Der Vorschlag Rutellis fand im Regierungslager erwartungsgemäß wenig Gegenliebe. Der Präsident der von Berlusconi kontrollierten Mediengesellschaft Mediaset, Fedele Confalonieri meinte etwa, es sei schon schwierig genug, mit drei Kanälen konkurrenzfähig zu sein, mit zweien sei es unmöglich.

Die Debatte über die Zukunft des Fernsehsystems ist in Italien besonders aktuell, da am Wochenende das Mandat des RAI-Präsidenten Roberto Zaccaria abläuft. Die Wahl müssen die beiden Parlamentspräsidenten Pier Ferdinando Casini und Marcello Pera treffen, die beide dem Berlusconi-Block angehören. Die Opposition befürchtet, dass Berlusconi den Aufsichtsrat mit treuen Gefolgsleuten besetzen will. Er hätte damit nicht nur die Kontrolle über die drei größten privaten TV-Kanäle seiner Gesellschaft Mediaset, sondern auch über die öffentlich-rechtliche Fernsehanstalt.

Die Opposition beansprucht, dass zwei der fünf Sitze im RAI-Aufsichtsrat Vertretern des Mitte-Links-Blocks zugesprochen werden, die Mitte-Rechts-Koalition wehrt sich heftig dagegen.

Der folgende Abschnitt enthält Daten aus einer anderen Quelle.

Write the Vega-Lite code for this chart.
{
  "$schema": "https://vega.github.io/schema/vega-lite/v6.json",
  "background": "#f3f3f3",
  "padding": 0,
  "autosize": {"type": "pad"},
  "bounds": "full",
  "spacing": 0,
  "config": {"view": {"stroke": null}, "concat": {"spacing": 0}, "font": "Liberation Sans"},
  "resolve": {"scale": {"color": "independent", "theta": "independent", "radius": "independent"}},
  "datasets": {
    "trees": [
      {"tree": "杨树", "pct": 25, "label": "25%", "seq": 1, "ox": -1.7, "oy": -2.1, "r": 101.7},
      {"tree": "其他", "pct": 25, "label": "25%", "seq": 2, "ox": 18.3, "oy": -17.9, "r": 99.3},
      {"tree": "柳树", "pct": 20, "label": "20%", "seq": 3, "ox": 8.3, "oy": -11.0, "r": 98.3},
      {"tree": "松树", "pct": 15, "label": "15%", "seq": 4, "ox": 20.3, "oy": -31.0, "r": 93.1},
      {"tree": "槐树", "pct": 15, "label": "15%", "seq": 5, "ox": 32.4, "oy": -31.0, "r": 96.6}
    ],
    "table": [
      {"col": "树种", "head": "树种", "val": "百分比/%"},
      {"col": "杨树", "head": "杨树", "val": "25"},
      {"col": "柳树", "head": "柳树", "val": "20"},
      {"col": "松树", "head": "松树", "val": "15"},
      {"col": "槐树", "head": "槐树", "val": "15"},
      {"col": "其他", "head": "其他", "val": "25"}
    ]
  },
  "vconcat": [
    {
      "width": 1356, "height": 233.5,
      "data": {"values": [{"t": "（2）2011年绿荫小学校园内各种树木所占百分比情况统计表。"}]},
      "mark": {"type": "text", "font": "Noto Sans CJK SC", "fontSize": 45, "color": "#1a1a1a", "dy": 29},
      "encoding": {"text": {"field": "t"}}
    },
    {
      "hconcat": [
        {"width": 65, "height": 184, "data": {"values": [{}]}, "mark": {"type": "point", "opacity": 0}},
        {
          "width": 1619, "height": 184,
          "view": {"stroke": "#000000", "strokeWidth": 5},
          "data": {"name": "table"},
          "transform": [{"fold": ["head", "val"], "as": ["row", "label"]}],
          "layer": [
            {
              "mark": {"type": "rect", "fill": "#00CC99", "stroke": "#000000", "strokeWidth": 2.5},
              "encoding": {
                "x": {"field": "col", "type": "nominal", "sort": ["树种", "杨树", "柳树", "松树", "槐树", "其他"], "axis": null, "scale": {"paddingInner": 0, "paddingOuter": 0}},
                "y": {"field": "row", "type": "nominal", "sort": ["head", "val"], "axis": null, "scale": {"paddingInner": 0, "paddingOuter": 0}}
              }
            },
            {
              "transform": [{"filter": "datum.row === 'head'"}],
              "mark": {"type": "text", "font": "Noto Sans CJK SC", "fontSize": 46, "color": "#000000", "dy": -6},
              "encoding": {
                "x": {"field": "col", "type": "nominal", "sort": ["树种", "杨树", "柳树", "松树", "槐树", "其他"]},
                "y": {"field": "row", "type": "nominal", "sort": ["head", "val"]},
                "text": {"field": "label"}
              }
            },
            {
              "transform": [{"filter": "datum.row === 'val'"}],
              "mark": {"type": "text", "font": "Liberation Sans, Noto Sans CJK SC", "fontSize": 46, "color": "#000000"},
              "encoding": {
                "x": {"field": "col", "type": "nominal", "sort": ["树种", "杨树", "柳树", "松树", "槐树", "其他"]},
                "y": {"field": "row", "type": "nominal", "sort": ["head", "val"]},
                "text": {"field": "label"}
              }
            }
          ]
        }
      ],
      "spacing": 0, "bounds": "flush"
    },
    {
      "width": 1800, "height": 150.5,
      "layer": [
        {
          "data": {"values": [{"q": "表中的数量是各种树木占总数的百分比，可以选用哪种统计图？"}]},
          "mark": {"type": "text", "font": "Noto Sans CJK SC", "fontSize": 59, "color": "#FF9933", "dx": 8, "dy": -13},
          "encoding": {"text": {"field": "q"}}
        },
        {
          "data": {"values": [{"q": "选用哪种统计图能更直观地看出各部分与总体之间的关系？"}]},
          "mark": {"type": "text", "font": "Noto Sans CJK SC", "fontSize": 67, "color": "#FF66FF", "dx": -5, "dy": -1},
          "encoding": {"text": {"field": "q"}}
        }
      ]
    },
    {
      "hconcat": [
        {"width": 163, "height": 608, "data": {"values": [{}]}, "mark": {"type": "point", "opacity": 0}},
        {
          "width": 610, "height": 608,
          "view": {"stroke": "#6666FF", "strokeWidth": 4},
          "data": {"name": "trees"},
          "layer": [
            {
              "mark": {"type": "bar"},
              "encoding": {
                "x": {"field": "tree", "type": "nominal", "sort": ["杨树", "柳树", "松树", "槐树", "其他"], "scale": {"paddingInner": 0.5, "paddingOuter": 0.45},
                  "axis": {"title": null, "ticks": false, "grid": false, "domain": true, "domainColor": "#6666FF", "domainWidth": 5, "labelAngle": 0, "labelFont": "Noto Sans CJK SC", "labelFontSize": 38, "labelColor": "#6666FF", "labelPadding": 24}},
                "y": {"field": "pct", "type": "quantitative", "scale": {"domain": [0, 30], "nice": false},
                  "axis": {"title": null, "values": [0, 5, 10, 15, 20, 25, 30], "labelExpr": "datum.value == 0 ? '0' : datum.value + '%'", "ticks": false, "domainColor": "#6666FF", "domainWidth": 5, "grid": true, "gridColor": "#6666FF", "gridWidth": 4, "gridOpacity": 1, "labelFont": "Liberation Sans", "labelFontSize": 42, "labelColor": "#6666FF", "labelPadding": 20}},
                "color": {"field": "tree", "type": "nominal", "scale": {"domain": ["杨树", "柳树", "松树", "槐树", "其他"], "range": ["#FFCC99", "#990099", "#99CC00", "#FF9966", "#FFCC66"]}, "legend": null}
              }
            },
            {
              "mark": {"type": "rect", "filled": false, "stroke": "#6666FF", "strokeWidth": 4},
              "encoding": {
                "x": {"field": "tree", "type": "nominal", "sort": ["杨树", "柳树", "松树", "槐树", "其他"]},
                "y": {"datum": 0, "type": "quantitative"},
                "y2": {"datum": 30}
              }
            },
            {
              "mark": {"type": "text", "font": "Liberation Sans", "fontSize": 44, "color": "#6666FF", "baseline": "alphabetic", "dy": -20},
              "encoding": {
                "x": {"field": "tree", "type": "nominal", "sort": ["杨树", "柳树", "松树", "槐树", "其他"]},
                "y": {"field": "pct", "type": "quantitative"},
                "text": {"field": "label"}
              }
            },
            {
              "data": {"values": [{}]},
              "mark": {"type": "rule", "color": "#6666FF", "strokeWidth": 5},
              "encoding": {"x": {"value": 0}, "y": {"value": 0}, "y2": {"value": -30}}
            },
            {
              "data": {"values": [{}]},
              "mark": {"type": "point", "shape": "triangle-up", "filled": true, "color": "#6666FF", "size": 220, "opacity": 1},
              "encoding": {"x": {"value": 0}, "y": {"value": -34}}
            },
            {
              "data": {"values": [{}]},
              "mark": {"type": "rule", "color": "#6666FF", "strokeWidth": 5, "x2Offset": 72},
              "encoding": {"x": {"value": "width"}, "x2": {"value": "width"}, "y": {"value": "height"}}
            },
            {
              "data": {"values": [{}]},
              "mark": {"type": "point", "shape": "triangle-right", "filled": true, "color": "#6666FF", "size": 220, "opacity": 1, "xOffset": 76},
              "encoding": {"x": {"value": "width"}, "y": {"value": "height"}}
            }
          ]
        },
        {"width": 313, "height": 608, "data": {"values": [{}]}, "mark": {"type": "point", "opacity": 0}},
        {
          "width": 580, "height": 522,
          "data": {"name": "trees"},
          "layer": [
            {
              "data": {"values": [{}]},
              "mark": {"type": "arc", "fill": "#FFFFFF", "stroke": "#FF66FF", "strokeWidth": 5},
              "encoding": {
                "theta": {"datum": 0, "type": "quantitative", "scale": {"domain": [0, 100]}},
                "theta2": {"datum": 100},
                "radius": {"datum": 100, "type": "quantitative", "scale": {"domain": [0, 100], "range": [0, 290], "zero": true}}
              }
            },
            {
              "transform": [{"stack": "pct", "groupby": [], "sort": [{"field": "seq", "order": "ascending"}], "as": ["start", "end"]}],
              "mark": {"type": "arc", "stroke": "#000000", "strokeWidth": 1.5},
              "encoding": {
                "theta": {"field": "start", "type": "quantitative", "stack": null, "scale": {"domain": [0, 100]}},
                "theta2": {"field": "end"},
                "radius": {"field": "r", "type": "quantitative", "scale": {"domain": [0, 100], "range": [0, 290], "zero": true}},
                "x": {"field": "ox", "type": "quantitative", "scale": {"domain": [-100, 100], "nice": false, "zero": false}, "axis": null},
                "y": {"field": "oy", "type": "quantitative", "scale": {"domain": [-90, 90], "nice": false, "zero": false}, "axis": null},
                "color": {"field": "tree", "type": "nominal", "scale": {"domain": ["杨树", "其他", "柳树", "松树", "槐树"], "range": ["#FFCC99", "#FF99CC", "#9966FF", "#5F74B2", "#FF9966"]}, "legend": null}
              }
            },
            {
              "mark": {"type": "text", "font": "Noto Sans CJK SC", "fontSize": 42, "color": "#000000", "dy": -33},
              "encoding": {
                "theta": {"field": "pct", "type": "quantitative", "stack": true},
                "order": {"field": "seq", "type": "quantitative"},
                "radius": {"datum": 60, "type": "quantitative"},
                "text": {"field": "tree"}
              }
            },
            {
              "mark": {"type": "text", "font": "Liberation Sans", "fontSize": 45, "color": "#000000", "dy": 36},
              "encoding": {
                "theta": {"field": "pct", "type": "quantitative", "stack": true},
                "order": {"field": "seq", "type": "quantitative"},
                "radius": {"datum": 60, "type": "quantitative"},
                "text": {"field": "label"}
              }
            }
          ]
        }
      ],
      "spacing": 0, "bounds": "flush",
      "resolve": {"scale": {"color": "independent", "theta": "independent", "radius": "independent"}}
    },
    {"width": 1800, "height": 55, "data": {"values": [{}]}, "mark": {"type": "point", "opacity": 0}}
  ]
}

Dabei sieht sich Berlusconi, der vergangenes Wochenende beim EU-Außenministertreffen in Caceres erwarteter Kritik der europäischen Verbündeten mit Statistiken zuvorkommen wollte, mit denen er nachzuweisen versuchte, das staatliche Fernsehen habe ihm im Vorjahr einen noch deutlicheren Wahlsieg vermasselt, auch mit Begehrlichkeiten aus dem eigenen Lager konfrontiert. Der Chef der Lega Nord, Reformminister Umberto Bossi droht ihm mit einem Alleingang bei den Kommunalwahlen am 26. Mai, sollte die Lega Nord keinen Vertreter im RAI-Aufsichtsrat erhalten.